Teva Canada Limited v. Pfizer Canada Inc., 2017 FC 526 (Venlafaxine*)

Justice Zinn - 2017-05-26

Read full decision. Automatically generated summary:

At trial, it was found that the Plaintiff had made its case for damages pursuant to section 8 of the PMNOC Regulations (see 2014 FC 248 and 2014 FC 634). On appeal, the Federal Court of Appeal held that the Trial Decision relied, in part, on evidence that was not admissible for the truth of its content; it was hearsay.
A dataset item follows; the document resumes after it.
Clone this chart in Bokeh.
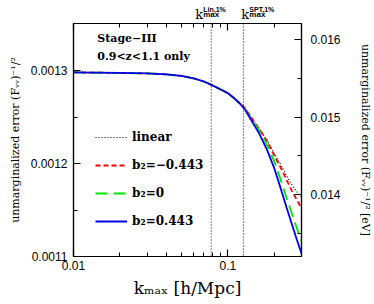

The Federal Court of Appeal set aside the judgment and remitted the matter back to this Court to redetermine “the issue whether Teva is entitled to damages and, if so, to what extent” (see 2016 FCA 161). ... Based on the evidence recited above, and reasonable and logical inferences from that evidence, I conclude that Ratiopharm (through Alembic) would have and could have had sufficient quantities of the generic Venlafaxine product to supply the Canadian generic market in the Relevant Period, in the amounts found in the Trial Decision. The sums awarded in the initial Trial Decision and Judgment have been paid by the Defendant to the Plaintiff. Accordingly, there is no need to issue any further Judgment save to reaffirm the initial one, and to deal with the costs of the trial and this redetermination. Accordingly, I find that the determination made at trial must be reaffirmed.